Because each state’s laws are so different, it is important to find out the requirements that govern your home state. Legal requirements change often, and Internet webpages and school division offices often have inaccurate or out-of-date information about homeschooling laws. Your state homeschool organization is usually the best resource for the most accurate, up-to-date information about the laws in your state. If you do not have a state homeschool organization, consult your local homeschool support group for information on your state’s laws.

Accurate and up-to-date information about the legal requirements for homeschooling is vital for homeschooling parents and families considering home education. Understanding what homeschooling families are and are not required to do in order to comply with the law is the best foundation for safeguarding homeschooling freedoms.

It is Easy to Comply with Virginia Homeschooling Law

The Organization of Virginia Homeschoolers encourages you to read and understand Virginia homeschooling laws.

A few good points to know about homeschooling in Virginia:

  • Home instruction is not considered a “school” under Virginia law.
  • You do not need to purchase “legal insurance” to homeschool in Virginia.
  • You do not have to keep attendance records.
  • You do not have to send quarterly progress reports to the school division.
  • We do not have “umbrella schools” to keep our records for us.
  • You do not have to work with a certified teacher.
  • You do have to file annually with the local school division.
  • You do have to test or evaluate the children annually.
  • You do have to submit proof of immunization, if asked.

Children in Virginia between the ages of 5 and 18 as of September 30 of the school year are required to attend school. There is a special provision for children who are younger than age 6 as of September 30 of the school year. Homeschooled children age 16 or older may take the GED if they so choose.

Filing Your Homeschooling Paperwork

You may begin homeschooling your child in Virginia at any time during the school year.
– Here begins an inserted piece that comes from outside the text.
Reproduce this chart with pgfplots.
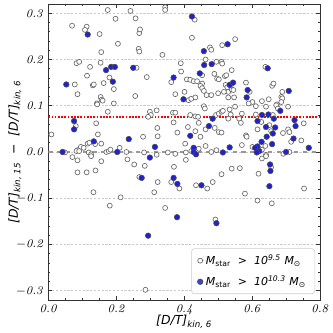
\documentclass[border=0pt]{standalone}
\usepackage{pgfplots}
\pgfplotsset{compat=1.18}
\usepackage{fontspec}
\setsansfont{DejaVu Sans}
\usetikzlibrary{calc}

\definecolor{ptblue}{RGB}{32,32,215}
\definecolor{ptedge}{RGB}{105,105,105}

\begin{document}
\begin{tikzpicture}
\begin{axis}[
  scale only axis,
  width=6.527cm, height=7.11cm,
  xmin=0, xmax=0.8, ymin=-0.32, ymax=0.32,
  xtick={0,0.2,0.4,0.6,0.8},
  xticklabels={\textit{0.0},\textit{0.2},\textit{0.4},\textit{0.6},\textit{0.8}},
  ytick={-0.3,-0.2,-0.1,0,0.1,0.2,0.3},
  yticklabels={$-$\textit{0.3},$-$\textit{0.2},$-$\textit{0.1},\textit{0.0},\textit{0.1},\textit{0.2},\textit{0.3}},
  minor xtick={0.05,0.1,0.15,0.25,0.3,0.35,0.45,0.5,0.55,0.65,0.7,0.75},
  minor ytick={-0.32,-0.28,-0.26,-0.24,-0.22,-0.18,-0.16,-0.14,-0.12,-0.08,-0.06,-0.04,-0.02,0.02,0.04,0.06,0.08,0.12,0.14,0.16,0.18,0.22,0.24,0.26,0.28,0.32},
  tick align=inside,
  major tick length=2.8pt, minor tick length=1.5pt,
  tick style={black!80, line width=0.5pt},
  axis line style={black!80, line width=0.6pt},
  tick label style={font=\fontsize{8}{9}\selectfont},
  ymajorgrids,
  major grid style={gray!40, dash pattern=on 1.6pt off 1pt, line width=0.35pt},
  xlabel={\sffamily\itshape [D/T]\textsubscript{kin, 6}},
  ylabel={\sffamily\itshape [D/T]\textsubscript{kin, 15}\ \ −\ \ [D/T]\textsubscript{kin, 6}},
  label style={font=\fontsize{8.5}{10}\selectfont},
  xlabel style={at={(axis description cs:0.5,-0.074)}, anchor=center},
  ylabel style={at={(axis description cs:-0.1226,0.5)}, anchor=center},
  legend cell align=left,
  legend style={font=\fontsize{7.5}{9}\selectfont\sffamily\itshape,
    draw=black!20, rounded corners=2pt, fill=white, fill opacity=0.85, text opacity=1,
    at={(rel axis cs:0.982,0.02)}, anchor=south east, row sep=2pt,
    inner xsep=4pt, inner ysep=2pt},
]
\coordinate (bl) at (rel axis cs:0,0);
\coordinate (tr) at (rel axis cs:1,1);

\addplot[gray!80, dashed, line width=0.9pt, forget plot] coordinates {(0,0) (0.8,0)};
\addplot[red, densely dotted, line width=1.2pt, forget plot] coordinates {(0,0.075) (0.8,0.075)};

\addplot[only marks, mark=*, mark size=1.7pt, mark options={fill=white, draw=ptedge, line width=0.45pt}] coordinates {
(0.175,0.307) (0.242,0.305) (0.198,0.288) (0.257,0.289) (0.070,0.273) (0.113,0.271)
(0.108,0.264) (0.151,0.255) (0.268,0.257) (0.270,0.265) (0.205,0.234) (0.266,0.223)
(0.268,0.217) (0.156,0.216) (0.083,0.192) (0.091,0.195) (0.154,0.193) (0.123,0.184)
(0.260,0.182) (0.114,0.165) (0.180,0.161) (0.078,0.146) (0.131,0.144) (0.134,0.146)
(0.163,0.149) (0.193,0.136) (0.086,0.125) (0.256,0.121) (0.154,0.119) (0.157,0.113)
(0.193,0.105) (0.143,0.105)
(0.344,0.313) (0.344,0.307) (0.431,0.286) (0.423,0.247) (0.336,0.210) (0.476,0.226)
(0.480,0.221) (0.512,0.231) (0.463,0.200) (0.495,0.195) (0.510,0.195) (0.512,0.191)
(0.390,0.192) (0.391,0.174) (0.453,0.166) (0.489,0.169) (0.497,0.159) (0.502,0.157)
(0.520,0.164) (0.290,0.162) (0.362,0.151) (0.408,0.157) (0.418,0.156) (0.428,0.153)
(0.438,0.153) (0.453,0.148) (0.448,0.143) (0.453,0.138) (0.458,0.132) (0.522,0.145)
(0.527,0.140) (0.530,0.130) (0.466,0.123) (0.480,0.123) (0.500,0.127) (0.517,0.130)
(0.374,0.125) (0.401,0.130) (0.413,0.112) (0.421,0.115) (0.433,0.118)
(0.550,0.244) (0.639,0.184) (0.540,0.177) (0.524,0.166) (0.540,0.147) (0.540,0.135)
(0.545,0.134) (0.582,0.150) (0.530,0.118) (0.547,0.118) (0.593,0.130) (0.659,0.143)
(0.663,0.148) (0.686,0.119) (0.689,0.130) (0.689,0.116) (0.649,0.114) (0.629,0.110)
(0.601,0.108) (0.590,0.105) (0.673,0.103)
(0.144,0.103) (0.160,0.111) (0.175,0.087) (0.141,0.062) (0.081,0.056) (0.009,0.038)
(0.146,0.038) (0.116,0.018) (0.121,0.020) (0.138,0.017) (0.156,0.018) (0.096,0.011)
(0.104,0.009) (0.086,0.004) (0.083,0.002) (0.091,0.002) (0.119,-0.001) (0.126,-0.005)
(0.049,-0.001) (0.171,0.000) (0.178,0.002) (0.183,0.005) (0.210,0.009) (0.230,0.000)
(0.071,-0.011) (0.086,-0.018) (0.126,-0.009) (0.156,-0.020) (0.233,-0.016) (0.253,-0.027)
(0.139,-0.040) (0.086,-0.044) (0.113,-0.044) (0.268,-0.054) (0.133,-0.087) (0.213,-0.098)
(0.458,0.099) (0.461,0.094) (0.299,0.087) (0.302,0.080) (0.294,0.076) (0.319,0.090)
(0.367,0.085) (0.374,0.085) (0.418,0.080) (0.433,0.077) (0.441,0.076) (0.443,0.063)
(0.494,0.080) (0.502,0.083) (0.510,0.087) (0.514,0.089) (0.369,0.064) (0.411,0.054)
(0.463,0.049) (0.490,0.052) (0.502,0.043) (0.510,0.042) (0.433,0.045) (0.380,0.042)
(0.279,0.033) (0.322,0.034) (0.321,0.052) (0.448,0.033) (0.403,0.018) (0.421,0.002)
(0.438,0.004) (0.443,0.007) (0.463,0.013) (0.495,0.004) (0.480,0.000) (0.282,-0.001)
(0.352,-0.001) (0.374,-0.004) (0.405,-0.001) (0.319,-0.006) (0.405,-0.017) (0.284,-0.030)
(0.510,-0.048) (0.322,-0.065) (0.362,-0.065) (0.386,-0.079) (0.435,-0.072) (0.468,-0.079)
(0.484,-0.065) (0.312,-0.087) (0.370,-0.032)
(0.550,0.098) (0.534,0.092) (0.537,0.081) (0.570,0.083) (0.530,0.072) (0.562,0.072)
(0.567,0.063) (0.611,0.099) (0.641,0.098) (0.671,0.101) (0.676,0.094) (0.686,0.108)
(0.706,0.098) (0.611,0.081) (0.661,0.080) (0.627,0.065) (0.752,0.062) (0.616,0.049)
(0.651,0.058) (0.656,0.045) (0.691,0.041) (0.706,0.049) (0.710,0.043) (0.582,0.036)
(0.584,0.033) (0.715,0.022) (0.745,0.025) (0.570,0.015) (0.601,0.011) (0.639,0.013)
(0.629,0.005) (0.641,-0.006) (0.692,-0.004) (0.710,0.000) (0.629,-0.014) (0.641,-0.009)
(0.540,-0.036) (0.564,-0.035) (0.619,-0.047) (0.656,-0.033) (0.753,-0.079) (0.579,-0.090)
(0.616,-0.105) (0.658,-0.111)
(0.181,-0.116) (0.344,-0.121) (0.286,-0.298) (0.492,-0.146) (0.460,-0.230)
};
\addlegendentry{M\textsubscript{\upshape star}\ \ >\ \ 10\textsuperscript{9.5} M\textsubscript{⊙}}

\addplot[only marks, mark=*, mark size=1.9pt, mark options={fill=ptblue, draw=black!70, line width=0.4pt}] coordinates {
(0.116,0.254) (0.185,0.184) (0.196,0.184) (0.170,0.177) (0.250,0.182) (0.190,0.152)
(0.053,0.146) (0.423,0.293) (0.458,0.218) (0.528,0.233) (0.459,0.188) (0.481,0.190)
(0.446,0.170) (0.369,0.161) (0.534,0.145) (0.398,0.114) (0.646,0.181) (0.544,0.150)
(0.587,0.134) (0.584,0.118) (0.708,0.132) (0.076,0.067) (0.076,0.049) (0.134,0.023)
(0.237,0.028) (0.042,0.000) (0.203,0.000) (0.484,0.072) (0.473,0.056) (0.418,0.035)
(0.314,0.011) (0.428,0.009) (0.428,0.000) (0.435,-0.005) (0.514,-0.001) (0.534,0.010)
(0.299,-0.012) (0.275,-0.056) (0.369,-0.056) (0.380,-0.069) (0.451,-0.072)
(0.683,0.089) (0.629,0.080) (0.648,0.081) (0.664,0.072) (0.616,0.067) (0.725,0.069)
(0.728,0.056) (0.641,0.054) (0.668,0.053) (0.661,0.040) (0.643,0.033) (0.722,0.029)
(0.628,0.022) (0.616,0.012) (0.609,0.009) (0.621,0.002) (0.614,-0.001) (0.659,0.017)
(0.700,0.000) (0.767,0.009) (0.653,-0.027) (0.654,-0.041) (0.651,-0.074)
(0.379,-0.141) (0.294,-0.181) (0.495,-0.154)
};
\addlegendentry{M\textsubscript{\upshape star}\ \ >\ \ 10\textsuperscript{10.3} M\textsubscript{⊙}}
\end{axis}
\pgfresetboundingbox
\path[use as bounding box] ($(bl)+(-1.160cm,-0.793cm)$) rectangle ($(tr)+(0.312cm,0.096cm)$);
\end{tikzpicture}
\end{document}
According to the Home Instruction Statute (§22.1-254.1 B) “any parent who moves into a school division or begins home instruction after the school year has begun shall notify the division superintendent of his intention to provide home instruction as soon as practicable and shall thereafter comply with the requirements of this section within 30 days of such notice.”

Two important notes:

  • Whichever option you choose, if you move to Virginia during the school year, you are required to file with the local school division, even if the school year is almost over.
  • If you move to Virginia during the school year and are filing under the home instruction statute, you are required to test or evaluate, even if the school year is almost over.